[Dataset items]
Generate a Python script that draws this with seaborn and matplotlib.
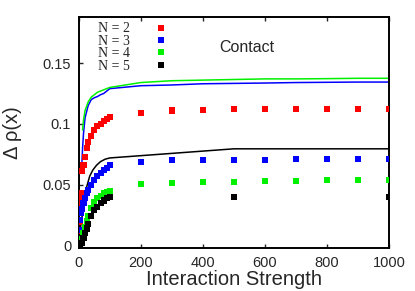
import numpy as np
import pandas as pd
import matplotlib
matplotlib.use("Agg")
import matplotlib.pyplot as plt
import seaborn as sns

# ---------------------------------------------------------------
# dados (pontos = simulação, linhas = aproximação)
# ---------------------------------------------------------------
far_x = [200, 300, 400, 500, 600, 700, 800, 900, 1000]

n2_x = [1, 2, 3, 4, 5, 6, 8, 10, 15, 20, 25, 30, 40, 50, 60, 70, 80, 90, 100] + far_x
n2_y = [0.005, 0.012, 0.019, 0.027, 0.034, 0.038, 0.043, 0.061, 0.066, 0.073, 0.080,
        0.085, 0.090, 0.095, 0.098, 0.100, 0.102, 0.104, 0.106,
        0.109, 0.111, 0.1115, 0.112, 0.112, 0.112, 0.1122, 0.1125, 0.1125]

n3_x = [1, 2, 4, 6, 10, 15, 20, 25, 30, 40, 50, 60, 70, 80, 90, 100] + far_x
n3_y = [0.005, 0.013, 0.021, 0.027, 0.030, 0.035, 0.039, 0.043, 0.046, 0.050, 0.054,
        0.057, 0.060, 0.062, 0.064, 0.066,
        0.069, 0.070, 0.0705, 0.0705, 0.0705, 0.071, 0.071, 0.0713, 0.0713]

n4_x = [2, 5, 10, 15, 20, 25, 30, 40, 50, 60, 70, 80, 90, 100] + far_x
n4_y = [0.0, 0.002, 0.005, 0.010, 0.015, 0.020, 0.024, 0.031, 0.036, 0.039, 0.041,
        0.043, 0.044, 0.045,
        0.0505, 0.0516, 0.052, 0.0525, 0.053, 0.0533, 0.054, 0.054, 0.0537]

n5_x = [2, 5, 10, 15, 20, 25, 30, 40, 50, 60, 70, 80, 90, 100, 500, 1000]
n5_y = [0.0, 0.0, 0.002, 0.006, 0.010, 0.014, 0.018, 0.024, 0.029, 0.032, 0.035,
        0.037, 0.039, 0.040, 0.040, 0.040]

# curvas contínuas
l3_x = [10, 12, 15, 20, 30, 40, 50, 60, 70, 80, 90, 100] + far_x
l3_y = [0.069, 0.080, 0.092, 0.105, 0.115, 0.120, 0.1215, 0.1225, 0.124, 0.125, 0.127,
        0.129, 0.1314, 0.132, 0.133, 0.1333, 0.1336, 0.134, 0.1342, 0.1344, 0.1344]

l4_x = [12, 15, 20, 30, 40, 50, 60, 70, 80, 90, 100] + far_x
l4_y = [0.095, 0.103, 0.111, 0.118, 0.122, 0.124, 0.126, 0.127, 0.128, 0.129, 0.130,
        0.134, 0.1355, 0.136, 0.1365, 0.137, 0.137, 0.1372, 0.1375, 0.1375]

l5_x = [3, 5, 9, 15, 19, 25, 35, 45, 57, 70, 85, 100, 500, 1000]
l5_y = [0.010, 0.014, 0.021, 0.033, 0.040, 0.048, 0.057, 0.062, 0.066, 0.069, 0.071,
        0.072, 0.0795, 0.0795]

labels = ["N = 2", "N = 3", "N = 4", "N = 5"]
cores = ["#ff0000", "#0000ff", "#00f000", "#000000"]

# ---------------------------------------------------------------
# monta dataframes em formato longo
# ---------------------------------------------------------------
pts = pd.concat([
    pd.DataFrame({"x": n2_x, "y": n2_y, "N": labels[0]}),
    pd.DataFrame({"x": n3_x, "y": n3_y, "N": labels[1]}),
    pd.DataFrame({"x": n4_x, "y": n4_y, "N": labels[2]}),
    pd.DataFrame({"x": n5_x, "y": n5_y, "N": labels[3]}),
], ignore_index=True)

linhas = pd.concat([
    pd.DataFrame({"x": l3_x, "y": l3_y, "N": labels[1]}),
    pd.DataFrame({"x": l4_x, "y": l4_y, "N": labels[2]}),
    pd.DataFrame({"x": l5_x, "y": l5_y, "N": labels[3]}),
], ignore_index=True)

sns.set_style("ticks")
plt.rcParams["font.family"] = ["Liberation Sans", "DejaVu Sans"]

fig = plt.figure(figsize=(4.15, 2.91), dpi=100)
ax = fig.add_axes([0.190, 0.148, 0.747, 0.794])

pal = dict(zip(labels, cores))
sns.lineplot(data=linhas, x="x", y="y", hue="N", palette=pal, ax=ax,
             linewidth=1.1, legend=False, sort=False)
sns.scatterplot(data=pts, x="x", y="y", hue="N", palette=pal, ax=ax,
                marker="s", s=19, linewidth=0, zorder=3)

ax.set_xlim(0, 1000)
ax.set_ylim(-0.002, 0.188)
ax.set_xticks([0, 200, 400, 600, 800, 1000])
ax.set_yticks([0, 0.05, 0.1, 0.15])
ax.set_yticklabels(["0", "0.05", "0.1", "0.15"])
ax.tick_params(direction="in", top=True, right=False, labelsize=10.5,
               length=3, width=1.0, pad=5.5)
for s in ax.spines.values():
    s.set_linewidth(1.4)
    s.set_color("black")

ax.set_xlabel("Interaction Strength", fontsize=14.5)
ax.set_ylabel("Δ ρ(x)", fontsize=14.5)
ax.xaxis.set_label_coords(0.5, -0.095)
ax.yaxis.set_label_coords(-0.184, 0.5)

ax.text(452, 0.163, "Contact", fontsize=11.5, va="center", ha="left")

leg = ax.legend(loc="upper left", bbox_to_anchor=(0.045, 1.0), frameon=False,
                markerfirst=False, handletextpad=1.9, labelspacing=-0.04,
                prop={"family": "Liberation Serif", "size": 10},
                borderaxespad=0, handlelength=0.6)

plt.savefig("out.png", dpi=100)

* * *

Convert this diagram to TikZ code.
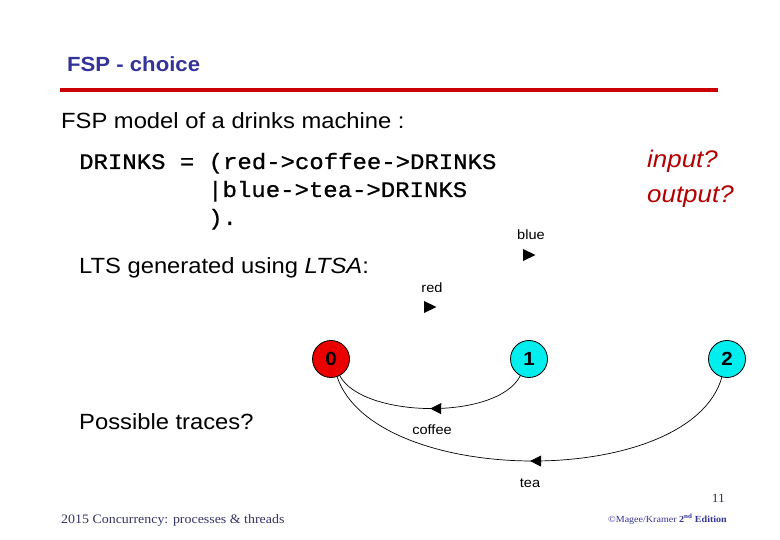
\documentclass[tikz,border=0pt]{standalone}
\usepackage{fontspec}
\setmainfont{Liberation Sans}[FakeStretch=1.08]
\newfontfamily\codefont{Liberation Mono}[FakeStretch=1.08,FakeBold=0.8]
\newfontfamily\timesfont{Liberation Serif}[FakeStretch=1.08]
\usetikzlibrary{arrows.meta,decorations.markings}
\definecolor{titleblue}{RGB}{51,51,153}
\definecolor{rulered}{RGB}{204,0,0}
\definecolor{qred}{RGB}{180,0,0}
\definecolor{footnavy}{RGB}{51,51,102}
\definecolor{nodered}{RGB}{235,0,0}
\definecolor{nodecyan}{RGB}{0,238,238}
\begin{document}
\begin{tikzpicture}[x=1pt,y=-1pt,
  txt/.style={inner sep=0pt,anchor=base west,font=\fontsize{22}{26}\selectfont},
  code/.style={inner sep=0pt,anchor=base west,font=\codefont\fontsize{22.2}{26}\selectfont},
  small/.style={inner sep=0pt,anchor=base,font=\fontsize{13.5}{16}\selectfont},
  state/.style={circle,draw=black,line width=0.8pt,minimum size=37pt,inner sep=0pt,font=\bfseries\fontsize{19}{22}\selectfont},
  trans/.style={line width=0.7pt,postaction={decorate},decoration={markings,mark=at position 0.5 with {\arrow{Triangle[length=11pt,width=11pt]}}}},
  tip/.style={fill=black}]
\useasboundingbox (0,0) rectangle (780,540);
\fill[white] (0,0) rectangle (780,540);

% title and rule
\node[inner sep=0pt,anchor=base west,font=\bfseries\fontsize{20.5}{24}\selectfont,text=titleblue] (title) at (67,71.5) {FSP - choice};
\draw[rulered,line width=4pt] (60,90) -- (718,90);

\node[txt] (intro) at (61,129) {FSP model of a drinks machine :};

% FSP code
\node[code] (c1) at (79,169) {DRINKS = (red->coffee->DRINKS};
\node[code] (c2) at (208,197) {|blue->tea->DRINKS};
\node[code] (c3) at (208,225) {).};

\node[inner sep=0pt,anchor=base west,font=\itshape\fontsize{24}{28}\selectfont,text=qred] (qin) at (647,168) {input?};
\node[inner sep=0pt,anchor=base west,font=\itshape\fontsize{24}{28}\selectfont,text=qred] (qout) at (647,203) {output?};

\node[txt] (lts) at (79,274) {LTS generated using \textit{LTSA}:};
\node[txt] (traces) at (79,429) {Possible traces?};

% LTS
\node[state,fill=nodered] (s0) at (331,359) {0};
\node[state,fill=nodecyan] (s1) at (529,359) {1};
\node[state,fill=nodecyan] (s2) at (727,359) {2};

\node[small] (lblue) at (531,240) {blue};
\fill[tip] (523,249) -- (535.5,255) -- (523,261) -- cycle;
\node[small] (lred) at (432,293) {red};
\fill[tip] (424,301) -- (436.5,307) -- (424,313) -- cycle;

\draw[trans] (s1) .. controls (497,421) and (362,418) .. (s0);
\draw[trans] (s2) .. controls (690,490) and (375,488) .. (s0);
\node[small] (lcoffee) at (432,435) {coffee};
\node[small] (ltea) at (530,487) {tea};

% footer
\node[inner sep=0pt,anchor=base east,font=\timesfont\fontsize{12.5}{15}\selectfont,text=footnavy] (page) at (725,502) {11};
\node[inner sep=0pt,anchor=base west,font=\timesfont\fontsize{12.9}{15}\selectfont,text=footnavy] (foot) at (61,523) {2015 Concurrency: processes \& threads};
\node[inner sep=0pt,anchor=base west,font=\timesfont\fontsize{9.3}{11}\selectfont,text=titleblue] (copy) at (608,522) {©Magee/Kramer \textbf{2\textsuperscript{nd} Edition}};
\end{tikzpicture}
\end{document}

» **Goal of the exercise**: From the line with "Generate a Python" to the line with "far_x = [200, 300, 400, 500, 600, 700, 800, 900, 1000]", set down those lines word for word and only those, counting both ends. Pictures stay out of the copy.

» **Output of the task**:
Generate a Python script that draws this with seaborn and matplotlib.
import numpy as np
import pandas as pd
import matplotlib
matplotlib.use("Agg")
import matplotlib.pyplot as plt
import seaborn as sns

# ---------------------------------------------------------------
# dados (pontos = simulação, linhas = aproximação)
# ---------------------------------------------------------------
far_x = [200, 300, 400, 500, 600, 700, 800, 900, 1000]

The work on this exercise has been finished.